* [Data provided]
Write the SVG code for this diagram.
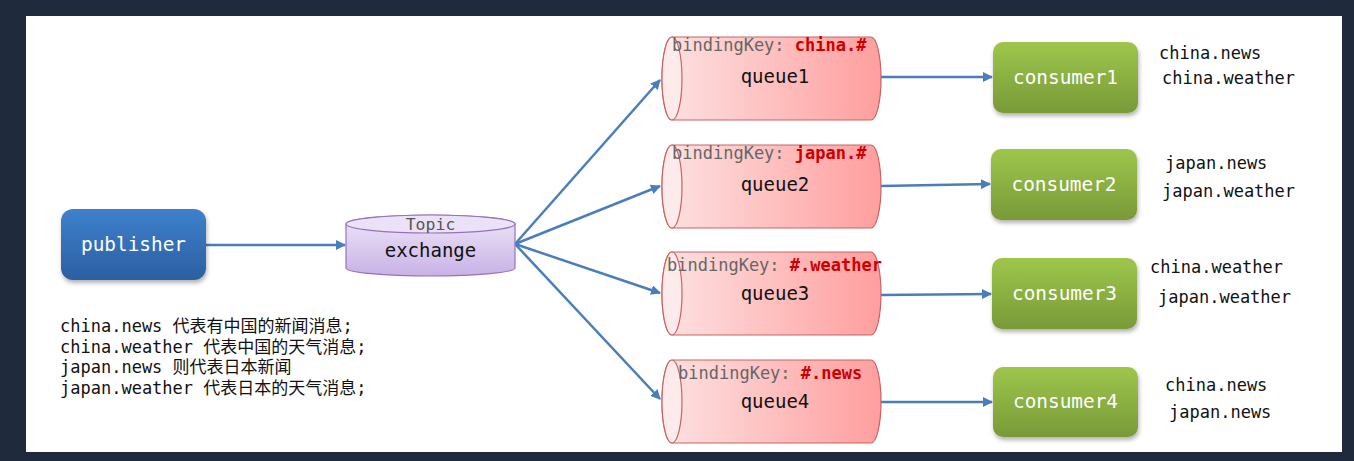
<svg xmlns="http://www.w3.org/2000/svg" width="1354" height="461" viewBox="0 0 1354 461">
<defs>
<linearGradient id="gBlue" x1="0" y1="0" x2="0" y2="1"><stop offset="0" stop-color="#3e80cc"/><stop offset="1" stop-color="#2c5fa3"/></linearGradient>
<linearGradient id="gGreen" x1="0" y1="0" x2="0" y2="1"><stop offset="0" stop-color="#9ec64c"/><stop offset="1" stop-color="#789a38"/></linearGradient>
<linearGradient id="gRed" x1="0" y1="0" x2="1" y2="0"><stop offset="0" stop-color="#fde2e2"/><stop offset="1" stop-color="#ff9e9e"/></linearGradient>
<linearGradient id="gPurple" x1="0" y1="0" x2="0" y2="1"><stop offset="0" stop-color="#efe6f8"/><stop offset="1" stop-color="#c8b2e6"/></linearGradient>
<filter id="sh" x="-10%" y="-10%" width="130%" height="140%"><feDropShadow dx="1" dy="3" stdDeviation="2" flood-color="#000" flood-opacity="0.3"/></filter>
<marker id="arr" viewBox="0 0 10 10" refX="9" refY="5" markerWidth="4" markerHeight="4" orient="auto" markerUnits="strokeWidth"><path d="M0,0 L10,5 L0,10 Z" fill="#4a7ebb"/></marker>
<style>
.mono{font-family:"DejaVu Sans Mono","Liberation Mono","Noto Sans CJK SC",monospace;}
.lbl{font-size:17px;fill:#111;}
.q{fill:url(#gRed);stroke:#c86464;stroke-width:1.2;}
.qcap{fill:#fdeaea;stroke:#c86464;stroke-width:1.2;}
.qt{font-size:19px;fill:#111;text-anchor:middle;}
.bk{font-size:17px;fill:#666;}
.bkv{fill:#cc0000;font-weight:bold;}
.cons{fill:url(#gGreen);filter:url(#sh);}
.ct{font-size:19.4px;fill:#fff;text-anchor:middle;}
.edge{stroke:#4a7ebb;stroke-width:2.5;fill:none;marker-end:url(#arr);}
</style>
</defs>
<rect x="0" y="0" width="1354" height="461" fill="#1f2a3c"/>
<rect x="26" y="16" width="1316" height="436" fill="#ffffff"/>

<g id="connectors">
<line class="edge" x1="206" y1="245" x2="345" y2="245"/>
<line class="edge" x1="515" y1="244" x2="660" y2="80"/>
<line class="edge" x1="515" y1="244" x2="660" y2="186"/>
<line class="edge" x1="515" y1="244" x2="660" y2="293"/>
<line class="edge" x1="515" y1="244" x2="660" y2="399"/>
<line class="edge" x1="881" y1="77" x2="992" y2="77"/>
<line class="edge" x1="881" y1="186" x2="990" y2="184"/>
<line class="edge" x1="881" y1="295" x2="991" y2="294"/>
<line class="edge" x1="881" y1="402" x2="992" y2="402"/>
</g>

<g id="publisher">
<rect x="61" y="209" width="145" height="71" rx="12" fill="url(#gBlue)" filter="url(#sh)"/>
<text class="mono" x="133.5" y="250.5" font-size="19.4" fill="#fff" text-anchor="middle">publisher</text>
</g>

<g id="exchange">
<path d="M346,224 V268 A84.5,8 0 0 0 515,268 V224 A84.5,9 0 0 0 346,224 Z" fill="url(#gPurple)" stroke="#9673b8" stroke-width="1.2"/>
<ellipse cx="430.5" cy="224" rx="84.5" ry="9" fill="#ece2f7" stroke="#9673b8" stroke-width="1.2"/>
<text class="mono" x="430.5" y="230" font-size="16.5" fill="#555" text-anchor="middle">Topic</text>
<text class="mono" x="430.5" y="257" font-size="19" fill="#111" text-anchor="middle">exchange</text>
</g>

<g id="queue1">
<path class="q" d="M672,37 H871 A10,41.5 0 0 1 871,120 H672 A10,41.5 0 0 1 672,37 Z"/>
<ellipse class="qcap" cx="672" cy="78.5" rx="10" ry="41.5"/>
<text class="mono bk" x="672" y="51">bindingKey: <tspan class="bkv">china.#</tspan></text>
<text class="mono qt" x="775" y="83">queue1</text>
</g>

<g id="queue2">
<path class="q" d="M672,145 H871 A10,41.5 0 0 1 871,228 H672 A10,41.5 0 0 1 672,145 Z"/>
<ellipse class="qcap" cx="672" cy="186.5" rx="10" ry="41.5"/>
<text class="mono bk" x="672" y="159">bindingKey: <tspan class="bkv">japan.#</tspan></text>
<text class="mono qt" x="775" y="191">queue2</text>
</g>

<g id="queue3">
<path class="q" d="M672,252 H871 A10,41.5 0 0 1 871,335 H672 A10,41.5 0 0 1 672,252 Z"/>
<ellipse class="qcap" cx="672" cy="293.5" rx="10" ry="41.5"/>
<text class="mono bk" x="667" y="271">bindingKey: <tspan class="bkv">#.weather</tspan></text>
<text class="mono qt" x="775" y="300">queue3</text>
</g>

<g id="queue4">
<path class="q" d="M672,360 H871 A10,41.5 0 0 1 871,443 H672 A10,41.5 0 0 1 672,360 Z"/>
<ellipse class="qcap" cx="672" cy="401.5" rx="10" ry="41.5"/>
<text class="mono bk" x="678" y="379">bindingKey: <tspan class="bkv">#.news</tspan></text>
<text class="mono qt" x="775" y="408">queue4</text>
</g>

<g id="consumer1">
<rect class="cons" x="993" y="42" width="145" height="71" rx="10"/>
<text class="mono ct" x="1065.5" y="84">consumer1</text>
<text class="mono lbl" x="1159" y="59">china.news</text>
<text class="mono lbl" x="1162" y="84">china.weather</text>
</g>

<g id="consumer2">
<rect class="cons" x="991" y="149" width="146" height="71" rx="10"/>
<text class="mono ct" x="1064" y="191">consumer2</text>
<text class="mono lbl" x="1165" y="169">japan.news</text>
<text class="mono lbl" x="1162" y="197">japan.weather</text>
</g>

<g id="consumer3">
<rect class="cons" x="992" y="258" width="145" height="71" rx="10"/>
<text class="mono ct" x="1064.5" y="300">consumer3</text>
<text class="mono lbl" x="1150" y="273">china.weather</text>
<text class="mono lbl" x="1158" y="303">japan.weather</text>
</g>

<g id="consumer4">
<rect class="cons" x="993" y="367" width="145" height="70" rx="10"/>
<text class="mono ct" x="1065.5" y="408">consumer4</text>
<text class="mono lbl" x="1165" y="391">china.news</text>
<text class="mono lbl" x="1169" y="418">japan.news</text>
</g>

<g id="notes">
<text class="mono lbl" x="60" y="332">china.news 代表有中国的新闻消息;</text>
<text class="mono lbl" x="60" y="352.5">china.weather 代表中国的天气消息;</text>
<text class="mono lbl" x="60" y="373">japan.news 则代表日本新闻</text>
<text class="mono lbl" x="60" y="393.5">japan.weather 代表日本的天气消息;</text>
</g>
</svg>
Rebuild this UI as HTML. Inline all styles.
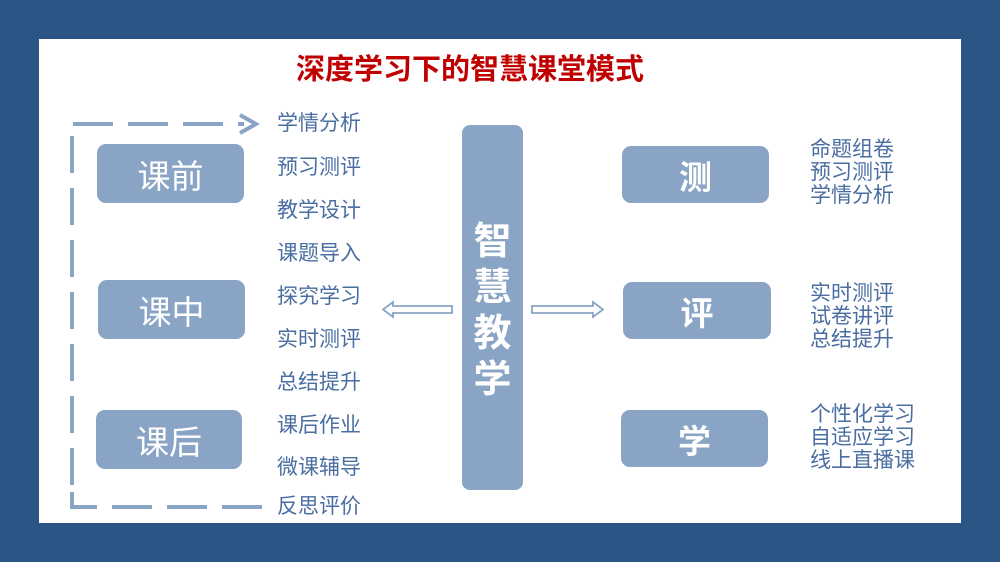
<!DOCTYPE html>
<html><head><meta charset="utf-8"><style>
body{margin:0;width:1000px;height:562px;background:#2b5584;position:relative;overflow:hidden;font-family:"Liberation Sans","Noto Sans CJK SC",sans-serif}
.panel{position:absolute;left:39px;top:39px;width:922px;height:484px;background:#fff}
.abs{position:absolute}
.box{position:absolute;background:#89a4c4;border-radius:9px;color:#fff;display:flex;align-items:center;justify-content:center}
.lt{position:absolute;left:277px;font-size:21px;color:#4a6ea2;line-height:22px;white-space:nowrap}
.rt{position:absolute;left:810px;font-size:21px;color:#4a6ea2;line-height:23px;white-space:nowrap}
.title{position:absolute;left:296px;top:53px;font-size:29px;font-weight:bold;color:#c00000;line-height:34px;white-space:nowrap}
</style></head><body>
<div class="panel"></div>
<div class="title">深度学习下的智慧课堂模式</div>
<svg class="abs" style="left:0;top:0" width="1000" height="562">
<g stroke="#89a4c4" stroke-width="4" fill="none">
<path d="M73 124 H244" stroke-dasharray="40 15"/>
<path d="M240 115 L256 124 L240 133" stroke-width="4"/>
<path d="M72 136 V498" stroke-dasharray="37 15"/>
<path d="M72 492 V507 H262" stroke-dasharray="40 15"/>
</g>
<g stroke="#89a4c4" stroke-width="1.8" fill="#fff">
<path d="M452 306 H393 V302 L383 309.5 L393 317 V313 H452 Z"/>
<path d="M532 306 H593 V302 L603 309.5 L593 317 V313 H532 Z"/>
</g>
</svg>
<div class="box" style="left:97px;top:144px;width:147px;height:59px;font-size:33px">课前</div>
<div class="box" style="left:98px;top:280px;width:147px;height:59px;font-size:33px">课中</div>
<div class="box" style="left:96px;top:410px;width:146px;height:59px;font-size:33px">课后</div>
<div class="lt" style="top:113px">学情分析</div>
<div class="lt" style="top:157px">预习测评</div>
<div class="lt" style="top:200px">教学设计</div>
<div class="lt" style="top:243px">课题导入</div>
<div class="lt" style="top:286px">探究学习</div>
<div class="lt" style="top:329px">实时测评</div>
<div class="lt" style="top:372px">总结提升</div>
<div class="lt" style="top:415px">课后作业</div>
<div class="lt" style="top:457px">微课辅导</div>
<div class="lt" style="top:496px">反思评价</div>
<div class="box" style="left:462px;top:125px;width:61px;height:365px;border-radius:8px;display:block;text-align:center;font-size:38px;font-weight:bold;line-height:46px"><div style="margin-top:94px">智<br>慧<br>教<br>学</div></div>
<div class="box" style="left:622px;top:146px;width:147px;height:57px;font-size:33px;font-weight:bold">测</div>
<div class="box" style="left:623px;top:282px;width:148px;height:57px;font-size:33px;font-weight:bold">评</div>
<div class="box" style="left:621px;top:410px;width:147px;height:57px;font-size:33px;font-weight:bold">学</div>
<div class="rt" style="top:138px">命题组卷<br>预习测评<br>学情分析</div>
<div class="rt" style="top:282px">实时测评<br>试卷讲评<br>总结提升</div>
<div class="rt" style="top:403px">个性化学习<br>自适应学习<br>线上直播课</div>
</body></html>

--

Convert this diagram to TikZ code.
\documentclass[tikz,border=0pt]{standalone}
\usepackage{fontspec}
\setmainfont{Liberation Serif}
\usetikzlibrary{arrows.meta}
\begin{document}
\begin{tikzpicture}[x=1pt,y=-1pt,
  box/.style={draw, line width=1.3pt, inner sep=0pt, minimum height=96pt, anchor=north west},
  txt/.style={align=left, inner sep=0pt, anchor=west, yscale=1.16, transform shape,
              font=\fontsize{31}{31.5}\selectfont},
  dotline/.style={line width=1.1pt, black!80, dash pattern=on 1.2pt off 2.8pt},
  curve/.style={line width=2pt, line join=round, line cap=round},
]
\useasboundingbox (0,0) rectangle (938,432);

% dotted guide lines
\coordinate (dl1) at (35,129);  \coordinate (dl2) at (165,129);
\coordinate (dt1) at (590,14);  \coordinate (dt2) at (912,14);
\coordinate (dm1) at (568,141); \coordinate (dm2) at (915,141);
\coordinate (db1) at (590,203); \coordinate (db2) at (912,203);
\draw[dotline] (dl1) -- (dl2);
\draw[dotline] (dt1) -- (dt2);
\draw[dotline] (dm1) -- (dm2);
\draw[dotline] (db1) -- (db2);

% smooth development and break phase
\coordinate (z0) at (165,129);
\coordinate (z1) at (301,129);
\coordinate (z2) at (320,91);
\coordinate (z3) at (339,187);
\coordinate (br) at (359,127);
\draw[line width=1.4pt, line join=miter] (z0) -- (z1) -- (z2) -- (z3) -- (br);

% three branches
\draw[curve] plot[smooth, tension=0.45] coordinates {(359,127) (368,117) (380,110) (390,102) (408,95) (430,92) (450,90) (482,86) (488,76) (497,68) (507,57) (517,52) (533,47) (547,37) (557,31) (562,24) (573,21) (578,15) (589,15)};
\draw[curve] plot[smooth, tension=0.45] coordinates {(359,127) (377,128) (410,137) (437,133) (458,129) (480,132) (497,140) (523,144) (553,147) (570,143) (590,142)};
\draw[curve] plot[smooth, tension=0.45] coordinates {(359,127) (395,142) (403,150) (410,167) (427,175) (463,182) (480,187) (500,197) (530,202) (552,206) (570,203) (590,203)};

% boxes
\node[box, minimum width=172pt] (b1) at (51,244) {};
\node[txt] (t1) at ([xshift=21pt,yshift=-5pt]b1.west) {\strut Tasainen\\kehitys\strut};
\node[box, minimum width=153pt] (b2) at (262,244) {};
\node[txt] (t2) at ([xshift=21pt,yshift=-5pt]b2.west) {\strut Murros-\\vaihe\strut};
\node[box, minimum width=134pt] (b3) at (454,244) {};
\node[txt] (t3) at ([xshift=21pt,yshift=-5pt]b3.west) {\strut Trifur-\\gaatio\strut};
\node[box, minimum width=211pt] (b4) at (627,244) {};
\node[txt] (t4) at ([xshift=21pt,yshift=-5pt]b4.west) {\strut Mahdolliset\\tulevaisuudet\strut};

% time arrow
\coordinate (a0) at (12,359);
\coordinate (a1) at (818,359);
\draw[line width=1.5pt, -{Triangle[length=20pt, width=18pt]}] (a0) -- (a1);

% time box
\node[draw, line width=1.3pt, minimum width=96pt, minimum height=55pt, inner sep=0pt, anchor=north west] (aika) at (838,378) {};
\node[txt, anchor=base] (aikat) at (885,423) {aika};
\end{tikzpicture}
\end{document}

* [Written exercise] In the material above, find the lines that contain "code" and show them.

* [Result of the task]
Write the SVG code for this diagram.
Convert this diagram to TikZ code.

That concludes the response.